Free school milk was provided from 1937 to 1979.
1939
Instant Coffee
Instant coffee was first sold in England. This changed our coffee drinking habits. Coffee essence, for example, Camp, which had been sold since the 1850s was now used for cooking, and instant coffee was hereafter drunk in vast quantities by the British.
1940
Rationing
Rationing was introduced in January 1940 and was gradually extended during the war. Food was the main item. A council was set up to work out how much nutrition different people needed. Children and pregnant mothers received more. The foods that were rationed were meat, fats, cheese, butter, milk, eggs and sweets. Bread, potatoes and vegetables were never rationed. Rationing led to an improvement in people's health as they could not eat fatty foods and had to eat more vegetables, potatoes and bread. Fish and chips was one of the few meals not to be rationed during WWII. The forces ate them for energy, and fish and chip vans were laid on to take meals out to the evacuees.
1942
National Loaf
The National Loaf was introduced. It was roughly the same composition as the brown bread of today. This was due to a shortage of shipping space for white flour.
1946
Food Cuts
Ben Smith, Minister for Food, announced cuts in bacon, poultry, egg rations and withdrew completely the availability of dried eggs.
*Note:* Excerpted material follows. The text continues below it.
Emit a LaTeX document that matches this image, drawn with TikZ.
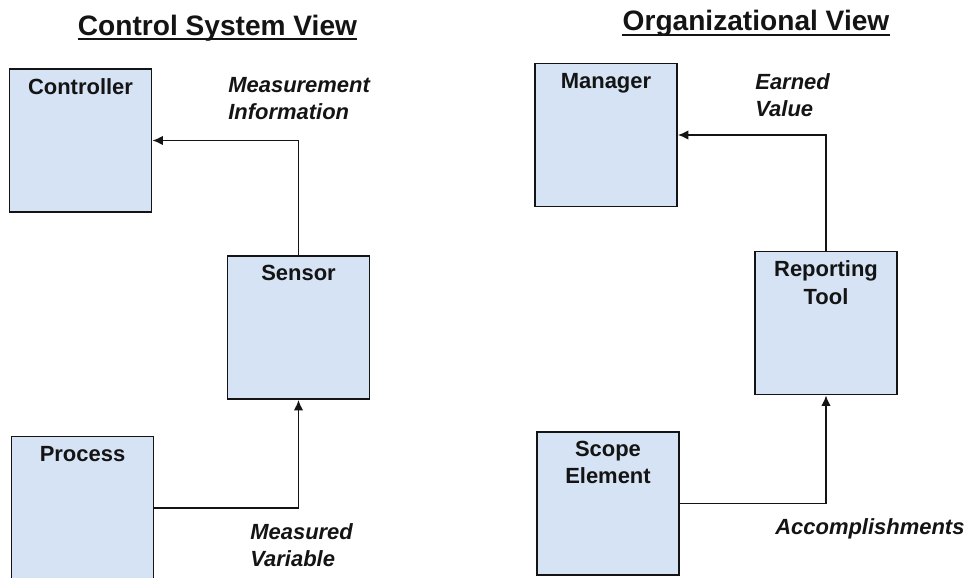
\documentclass[tikz,border=0pt]{standalone}
\usepackage{fontspec}
\setmainfont{Liberation Sans}
\usepackage{tikz}
\usetikzlibrary{arrows.meta,positioning}
\definecolor{ViewBlue}{HTML}{D5E3F4}
\definecolor{ViewInk}{HTML}{141414}
\tikzset{
  viewtitle/.style={font=\fontsize{16}{19}\selectfont\bfseries, text=ViewInk, inner sep=0pt},
  viewrule/.style={draw=ViewInk, line width=1.1pt},
  viewbox/.style={draw=ViewInk, line width=1.1pt, fill=ViewBlue, minimum width=2.84cm, minimum height=2.86cm, inner sep=0pt},
  viewtext/.style={font=\fontsize{12.5}{15.5}\selectfont\bfseries, text=ViewInk, align=center, inner sep=0pt},
  flowlabel/.style={font=\fontsize{12.5}{15.5}\selectfont\bfseries\itshape, text=ViewInk, align=left, inner sep=0pt, anchor=north west},
  viewarrow/.style={-{Latex[length=6pt,width=5.5pt]}, draw=ViewInk, line width=0.9pt}
}
\begin{document}
\begin{tikzpicture}[x=0.02cm, y=-0.02cm, node distance=0.2cm]
\useasboundingbox (0,0) rectangle (965,578);
% control system view
\node[viewtitle, anchor=base] (cstitle) at (217.5,35) {Control System View};
\draw[viewrule] ([yshift=-2.4pt]cstitle.base west) -- ([yshift=-2.4pt]cstitle.base east);
\node[viewbox] (ctrl) at (80.5,140.5) {};
\node[viewtext, below=of ctrl.north] (ctrltxt) {Controller};
\node[viewbox] (sensor) at (298.5,327.5) {};
\node[viewtext, below=of sensor.north] (sensortxt) {Sensor};
\node[viewbox] (process) at (82.5,508) {};
\node[viewtext, below=of process.north] (processtxt) {Process};
\node[flowlabel] (measinfo) at (228,77) {Measurement\\Information};
\node[flowlabel] (measvar) at (250,523) {Measured\\Variable};
\draw[viewarrow] (sensor.north) |- (ctrl.east);
\draw[viewarrow] (process.east) -| (sensor.south);
% organizational view
\node[viewtitle, anchor=base] (orgtitle) at (756,31) {Organizational View};
\draw[viewrule] ([yshift=-2.4pt]orgtitle.base west) -- ([yshift=-2.4pt]orgtitle.base east);
\node[viewbox] (mgr) at (606,135) {};
\node[viewtext, below=of mgr.north] (mgrtxt) {Manager};
\node[viewbox] (report) at (826,323) {};
\node[viewtext, below=of report.north] (reporttxt) {Reporting\\Tool};
\node[viewbox] (scope) at (608,503.5) {};
\node[viewtext, below=of scope.north] (scopetxt) {Scope\\Element};
\node[flowlabel] (earned) at (755,73) {Earned\\Value};
\node[flowlabel] (accomp) at (775,518) {Accomplishments};
\draw[viewarrow] (report.north) |- (mgr.east);
\draw[viewarrow] (scope.east) -| (report.south);
\end{tikzpicture}
\end{document}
There was a massive outcry.
1947
Winter of Discontent
Rations were lower than they had ever been during the war. The 1946/47 winter months were labelled ‘The Winter of Discontent’.
1947
Self Service
Jack Cohen launched Tesco self-service stores, which revolutionised shopping in the UK. Another 20 new Tesco stores were opened in 1950. Business continued to grow and by the end of the 1990s supermarkets were so large that they were usually sited on purpose-built retail parks.
1954
Rationing Ends
Rationing ended. With some foods rationing had already finished, for example, sugar rationing ended in 1949.
1974 - 1979
Subsidised Foods
Under the Control of Inflation Act 1973 - wages and prices of most goods were subject to governmental control. In order to keep prices down the government subsidised staple foods - including bread. The price of a large white sliced loaf in 1974 was 14.5 pence.
1988
Salmonella
Edwina Currie claimed that most of Britain's eggs were infected with salmonella. Sales of eggs fell at the time by 10 per cent to 27 million a day. 5,000 small producers went bust.
1996
Online Shopping

Tesco became the first supermarket to offer shopping online.
2000
Fishing
The European Commission proposed massive cuts of up to 74 per cent in Britain’s fish catches - 74 per cent cut in hake catches allowed in the North Sea, a 56 per cent cut in cod and a 35 per cent cut in whiting. The crisis was partly due to overfishing but also to the fact that cod were at the bottom of their seven-year cycle and that the North Sea is becoming warmer.
2001
Metric Martyr
Greengrocer Steve Thoburn was prosecuted for selling his fruit and veg in pounds and ounces and refusing to use kilos. He went against the European directive which came into force on 1st January 2000 requiring shopkeepers to weigh loose goods on metric scales.